Multi-Agent AI with Microsoft: Ambitious, Useful… and Definitely Messy

Microsoft has rolled out a beefed-up architecture for multi-agent AI systems via Azure AI Foundry. Cool move. Here’s what it is, what it tries to solve, what the catches are — and what you should really check before betting your team budget on it.

What Microsoft is Offering

Connected Agents + Multi-Agent Workflows: The idea is simple (in theory): one lead/orchestrator agent spawns sub-agents to handle subtasks. Think ticket triage, research, summarisation, etc.
Multi-Modal Support: Some agents can do text, others can process images or other media — it’s not “just text bots” anymore.
Observability & Traceability: You can see what each agent “thought,” replay conversations/transcripts, track overlaps or duplications in agent responsibilities. Microsoft emphasises this is crucial.
Performance Gains (Sometimes Dramatic): For certain complex tasks, the speed-up is huge. Microsoft claims that dividing work across agents can cut time where a single model might spend 10 minutes to something much shorter, with better outcomes. But, yes, there’s cost.

What It Solves (and What It Doesn’t)

What it’s good for:

Tasks that are complex, multi-step, open-ended, where different kinds of “expertise” are needed.
Situations where concurrency and division of labour make sense — e.g. multiple subtasks that could be done in parallel.
When you need transparency, auditability — knowing why an agent did something or where things overlapped or failed.

What it struggles with:

Overhead of running several agents: more model calls, more tokens, more API usage = higher cost. If you don’t need the complexity, you pay for it anyway.
Non-determinism / variability: since agents interoperate and decide paths, runs aren’t always identical. That can be confusing, especially when debugging.
Complexity in defining roles cleanly: if sub-agents overlap responsibilities, you waste time and cycles. Observability helps catch that, but it still happens.

Key Lessons Microsoft Learnt (So You Don’t Have To)

Define sub-agent roles well. Overlapping roles = wasted effort. Clear boundaries matter. Balance cost vs benefit. Only spin up multi-agent architecture when the complexity, speed, or quality demands justify the extra cost.
Build for observability from day one. Logging, tracing, replaying conversations — without that, you’ll never figure out why something went sideways.
Structured orchestration helps. Multi-Agent Workflows with states, triggers, transitions — useful to manage complexity. Without that structure, “many agents” becomes chaos.
Expect non-deterministic flows. Be okay with variability, but put in tests, monitoring, error handling so unexpected paths don’t become bugs in production.

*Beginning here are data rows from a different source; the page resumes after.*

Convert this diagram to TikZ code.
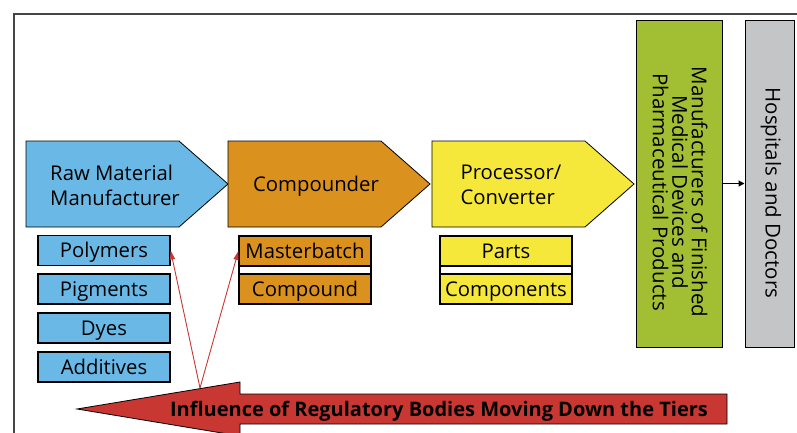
\documentclass[tikz,border=0pt]{standalone}
\usepackage{fontspec}
\setmainfont{Open Sans}
\usetikzlibrary{arrows.meta}
\definecolor{cblue}{RGB}{106,184,230}
\definecolor{corange}{RGB}{219,145,30}
\definecolor{cyellow}{RGB}{245,232,58}
\definecolor{cgreen}{RGB}{162,190,50}
\definecolor{cgray}{RGB}{196,197,199}
\definecolor{cred}{RGB}{200,55,50}
\definecolor{cframe}{RGB}{70,70,70}
\tikzset{
  tier/.style={draw=black, line width=0.8pt},
  item/.style={draw=black, line width=1.2pt, minimum width=132pt, minimum height=30pt, inner sep=0pt, text height=14.3pt, text depth=0pt},
  infl/.style={draw=cred, line width=0.9pt, -{Triangle[length=9pt,width=5pt]}},
}
\begin{document}
\begin{tikzpicture}[x=1pt,y=-1pt, font=\fontsize{20.3}{25}\selectfont]
\useasboundingbox (0,0) rectangle (797,432);
\clip (0,0) rectangle (797,432);
\draw[line width=1.3pt, cframe] (14,440) -- (14,14) -- (800,14);

% tiers
\draw[tier, fill=cblue] (26,141) -- (179,141) -- (228,184) -- (179,227) -- (26,227) -- cycle;
\node[align=left, inner sep=0pt] (raw) at (115,185) {Raw Material\\Manufacturer};
\draw[tier, fill=corange] (228,141) -- (381,141) -- (430,184) -- (381,227) -- (228,227) -- cycle;
\node[inner sep=0pt] (comp) at (316,186) {Compounder};
\draw[tier, fill=cyellow] (432,141) -- (585,141) -- (634,184) -- (585,227) -- (432,227) -- cycle;
\node[align=left, inner sep=0pt] (proc) at (511,185) {Processor/\\Converter};

% right boxes
\node[draw=black, line width=1pt, fill=cgreen, minimum width=86pt, minimum height=327pt, inner sep=0pt] (green) at (679,183.5) {};
\node[rotate=-90, align=center, inner sep=0pt, font=\fontsize{20.5}{19.5}\selectfont] (greentext) at (680,192) {Manufacturers of Finished\\Medical Devices and\\Pharmaceutical Products};
\node[draw=black, line width=1pt, fill=cgray, minimum width=49pt, minimum height=327pt, inner sep=0pt] (gray) at (769.5,183.5) {};
\node[rotate=-90, inner sep=0pt, font=\fontsize{20.5}{24}\selectfont] (graytext) at (771,193) {Hospitals and Doctors};
\draw[line width=1.2pt, -{Triangle[length=6pt,width=6pt]}] (green.east) -- (gray.west);

% items
\node[item, fill=cblue] (poly) at (104,250.5) {Polymers};
\node[item, fill=cblue] (pig) at (104,289) {Pigments};
\node[item, fill=cblue] (dyes) at (104,328) {Dyes};
\node[item, fill=cblue] (add) at (104,367) {Additives};

\draw[line width=1.2pt, fill=white] (239,236) rectangle (371,304);
\node[item, fill=corange] (mb) at (305,251) {Masterbatch};
\node[item, fill=corange] (cpd) at (305,289) {Compound};

\draw[line width=1.2pt, fill=white] (440,236) rectangle (572,304);
\node[item, fill=cyellow] (parts) at (506,251) {Parts};
\node[item, fill=cyellow] (cmps) at (506,289) {Components};

% influence arrow
\draw[line width=0.8pt, fill=cred] (77,409) -- (240,382) -- (240,394) -- (727,394) -- (727,424) -- (240,424) -- (240,436) -- cycle;
\node[font=\fontsize{20}{22}\selectfont\bfseries, inner sep=0pt, text height=14pt, text depth=0pt] (infltext) at (439,409) {Influence of Regulatory Bodies Moving Down the Tiers};
\coordinate (apex) at (200,388);
\draw[infl] (apex) -- (poly.east);
\draw[infl] (apex) -- (mb.west);
\end{tikzpicture}
\end{document}
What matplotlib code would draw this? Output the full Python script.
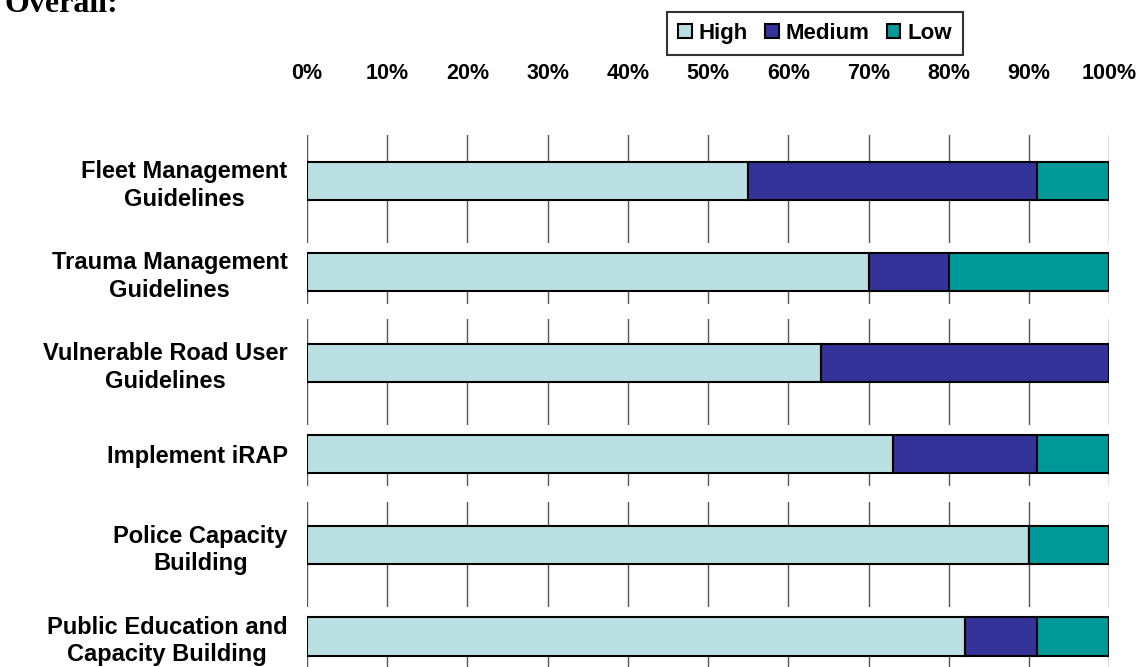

What You Should Check Before You Dive In

Here is your real-world checklist (because yes, there will be stuff no one mentioned in the PR):

Check	Why It Matters
Do we really need multi-agents?	If a single agent with smart prompting can do 90% of the job, stick with that. The rest is complexity and cost.
Budget for model/API usage	Multiple agents = more calls, more tokens, more costs. Monitor continuously.
Logging + Traceability in place	Without detailed logs, you’ll spend hours reading transcripts when things go wrong.
Role definitions are explicit	Who does what must be clear. Overlaps = duplication + inefficiency.
Workflow definitions (states, transitions) are modelled	Helps keep process predictable, allows for easier error handling and debugging.
Scalability / concurrency tested	Real load testing: how many agents run concurrently? What if one sub-agent is slow?
Error cases & fallback plans	What if an agent returns wrong data? What if one fails or gets overloaded?
Team skills & tool support	Do you have people who can write these orchestration workflows, debug them, maintain them? Do they understand the extra complexity?
Cost of non-determinism	If outputs differ per run, how do you validate consistency or correctness?
User / stakeholder expectations	Don’t promise perfection. Explain variability and trade-offs.

My Verdict

Multi-agent AI is exciting. For the right problems, the gains are real. But: it’s not magic. It’s more machinery, more moving parts, more places for things to break or quietly cost you more than you budgeted.

If I were you, I’d pilot it on a non-critical workflow first. Get the roles right, test observability, measure costs, see what surprises emerge. Only after that scale up.